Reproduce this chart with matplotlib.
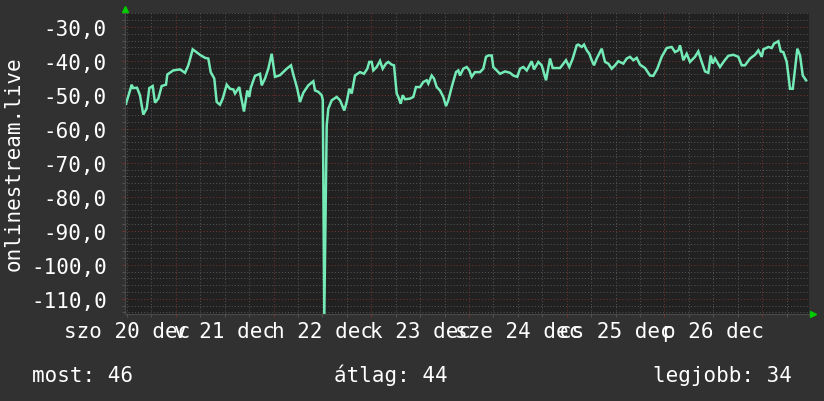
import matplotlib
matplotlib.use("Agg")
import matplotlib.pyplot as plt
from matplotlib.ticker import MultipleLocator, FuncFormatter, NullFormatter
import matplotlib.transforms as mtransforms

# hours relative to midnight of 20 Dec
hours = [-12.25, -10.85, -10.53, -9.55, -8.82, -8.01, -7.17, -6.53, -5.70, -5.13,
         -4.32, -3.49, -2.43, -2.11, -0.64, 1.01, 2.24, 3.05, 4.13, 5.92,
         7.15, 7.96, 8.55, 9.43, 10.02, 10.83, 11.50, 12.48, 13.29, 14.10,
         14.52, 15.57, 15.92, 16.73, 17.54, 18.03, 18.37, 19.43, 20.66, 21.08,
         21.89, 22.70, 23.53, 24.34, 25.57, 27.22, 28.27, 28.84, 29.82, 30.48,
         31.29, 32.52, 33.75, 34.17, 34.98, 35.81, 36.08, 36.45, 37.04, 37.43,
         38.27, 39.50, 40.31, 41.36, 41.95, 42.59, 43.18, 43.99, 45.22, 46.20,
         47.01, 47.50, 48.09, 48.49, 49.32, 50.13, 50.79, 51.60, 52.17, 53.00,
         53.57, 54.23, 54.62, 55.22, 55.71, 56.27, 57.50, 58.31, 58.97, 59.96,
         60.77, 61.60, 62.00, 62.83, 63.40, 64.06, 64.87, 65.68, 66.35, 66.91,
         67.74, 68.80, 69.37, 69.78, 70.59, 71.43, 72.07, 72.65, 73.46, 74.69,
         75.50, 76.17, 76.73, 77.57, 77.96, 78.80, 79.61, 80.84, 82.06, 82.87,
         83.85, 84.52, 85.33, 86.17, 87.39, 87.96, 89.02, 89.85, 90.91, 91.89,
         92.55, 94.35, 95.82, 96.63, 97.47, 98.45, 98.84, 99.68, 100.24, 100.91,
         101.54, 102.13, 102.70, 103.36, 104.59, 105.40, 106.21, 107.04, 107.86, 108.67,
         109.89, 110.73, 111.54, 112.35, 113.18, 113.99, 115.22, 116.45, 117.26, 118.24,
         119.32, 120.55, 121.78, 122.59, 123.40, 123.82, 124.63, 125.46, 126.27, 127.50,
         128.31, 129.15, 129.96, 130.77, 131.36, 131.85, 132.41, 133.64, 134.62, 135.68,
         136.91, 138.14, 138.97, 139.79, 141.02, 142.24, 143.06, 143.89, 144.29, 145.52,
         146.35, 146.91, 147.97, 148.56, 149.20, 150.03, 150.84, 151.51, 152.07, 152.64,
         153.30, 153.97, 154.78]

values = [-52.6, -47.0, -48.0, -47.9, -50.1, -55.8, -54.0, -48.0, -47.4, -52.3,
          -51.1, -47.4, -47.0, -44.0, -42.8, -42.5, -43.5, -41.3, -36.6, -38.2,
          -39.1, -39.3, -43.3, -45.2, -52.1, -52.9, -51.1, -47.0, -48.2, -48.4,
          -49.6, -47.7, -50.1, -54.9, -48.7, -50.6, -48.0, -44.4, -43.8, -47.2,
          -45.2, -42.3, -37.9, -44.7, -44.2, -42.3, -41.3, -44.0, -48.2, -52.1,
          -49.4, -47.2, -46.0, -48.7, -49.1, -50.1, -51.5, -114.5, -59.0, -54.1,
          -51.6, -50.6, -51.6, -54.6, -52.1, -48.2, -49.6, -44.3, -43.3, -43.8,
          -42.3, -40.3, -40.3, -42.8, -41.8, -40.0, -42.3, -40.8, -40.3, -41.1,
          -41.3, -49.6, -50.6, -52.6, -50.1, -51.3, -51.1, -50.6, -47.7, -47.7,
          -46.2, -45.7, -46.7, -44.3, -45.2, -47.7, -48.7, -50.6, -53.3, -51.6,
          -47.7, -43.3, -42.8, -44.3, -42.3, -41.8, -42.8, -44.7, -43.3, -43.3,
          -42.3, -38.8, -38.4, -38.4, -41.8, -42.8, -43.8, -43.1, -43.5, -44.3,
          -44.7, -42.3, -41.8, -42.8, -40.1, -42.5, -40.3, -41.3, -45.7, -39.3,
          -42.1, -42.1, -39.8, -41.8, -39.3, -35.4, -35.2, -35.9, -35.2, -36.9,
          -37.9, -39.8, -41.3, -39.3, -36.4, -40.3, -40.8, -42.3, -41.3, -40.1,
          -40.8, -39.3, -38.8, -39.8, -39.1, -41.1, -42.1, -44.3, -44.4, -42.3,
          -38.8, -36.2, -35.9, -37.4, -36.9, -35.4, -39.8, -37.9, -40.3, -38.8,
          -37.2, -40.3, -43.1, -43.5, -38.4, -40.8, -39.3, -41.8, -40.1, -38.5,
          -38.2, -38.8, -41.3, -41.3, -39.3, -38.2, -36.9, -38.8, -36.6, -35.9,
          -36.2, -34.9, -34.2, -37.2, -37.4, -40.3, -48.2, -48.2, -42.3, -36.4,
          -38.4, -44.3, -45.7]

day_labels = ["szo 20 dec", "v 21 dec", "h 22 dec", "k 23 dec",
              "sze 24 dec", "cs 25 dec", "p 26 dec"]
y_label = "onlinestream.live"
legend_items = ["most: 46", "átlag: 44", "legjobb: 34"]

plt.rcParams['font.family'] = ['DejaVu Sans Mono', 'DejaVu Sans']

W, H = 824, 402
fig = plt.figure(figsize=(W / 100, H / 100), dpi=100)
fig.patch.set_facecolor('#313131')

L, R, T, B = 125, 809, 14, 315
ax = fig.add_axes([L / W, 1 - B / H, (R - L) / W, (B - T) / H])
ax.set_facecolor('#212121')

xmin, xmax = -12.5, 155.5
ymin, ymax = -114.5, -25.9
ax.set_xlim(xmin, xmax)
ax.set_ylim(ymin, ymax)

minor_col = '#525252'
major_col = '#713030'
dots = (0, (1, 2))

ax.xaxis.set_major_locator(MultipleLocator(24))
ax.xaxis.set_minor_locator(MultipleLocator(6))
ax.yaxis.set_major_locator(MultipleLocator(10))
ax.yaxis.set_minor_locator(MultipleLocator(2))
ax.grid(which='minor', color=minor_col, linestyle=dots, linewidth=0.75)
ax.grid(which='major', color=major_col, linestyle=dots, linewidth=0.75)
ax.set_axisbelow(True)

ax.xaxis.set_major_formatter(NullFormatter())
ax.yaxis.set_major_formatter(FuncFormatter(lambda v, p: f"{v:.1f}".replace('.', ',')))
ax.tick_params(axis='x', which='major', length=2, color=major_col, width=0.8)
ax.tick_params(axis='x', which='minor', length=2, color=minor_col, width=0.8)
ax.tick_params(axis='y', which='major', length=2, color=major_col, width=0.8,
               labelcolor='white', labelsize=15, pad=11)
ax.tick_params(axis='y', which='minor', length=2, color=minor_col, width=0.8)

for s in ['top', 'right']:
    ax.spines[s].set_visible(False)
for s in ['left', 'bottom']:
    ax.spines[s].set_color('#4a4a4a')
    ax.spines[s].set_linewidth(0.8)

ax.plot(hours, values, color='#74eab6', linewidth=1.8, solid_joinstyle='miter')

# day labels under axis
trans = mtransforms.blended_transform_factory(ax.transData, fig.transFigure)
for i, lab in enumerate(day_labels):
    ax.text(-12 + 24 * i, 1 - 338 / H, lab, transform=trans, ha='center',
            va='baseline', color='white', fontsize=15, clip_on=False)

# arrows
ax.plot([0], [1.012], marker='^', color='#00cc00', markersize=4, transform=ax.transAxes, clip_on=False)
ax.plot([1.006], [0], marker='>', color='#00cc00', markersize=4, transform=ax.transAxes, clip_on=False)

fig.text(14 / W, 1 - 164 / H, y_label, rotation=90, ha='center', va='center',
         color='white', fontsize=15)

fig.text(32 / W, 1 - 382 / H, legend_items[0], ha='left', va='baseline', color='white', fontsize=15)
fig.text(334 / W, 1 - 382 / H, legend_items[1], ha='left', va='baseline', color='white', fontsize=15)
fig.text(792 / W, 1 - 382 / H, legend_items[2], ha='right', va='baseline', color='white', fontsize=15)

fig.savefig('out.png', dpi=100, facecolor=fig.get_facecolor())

# [EXERCISE DESCRIPTION]
Leave the pictures out and please restate exactly the lines running from the start of the material through the one with "import matplotlib.transforms as mtransforms".

# [EXERCISE SOLUTION]
Reproduce this chart with matplotlib.
import matplotlib
matplotlib.use("Agg")
import matplotlib.pyplot as plt
from matplotlib.ticker import MultipleLocator, FuncFormatter, NullFormatter
import matplotlib.transforms as mtransforms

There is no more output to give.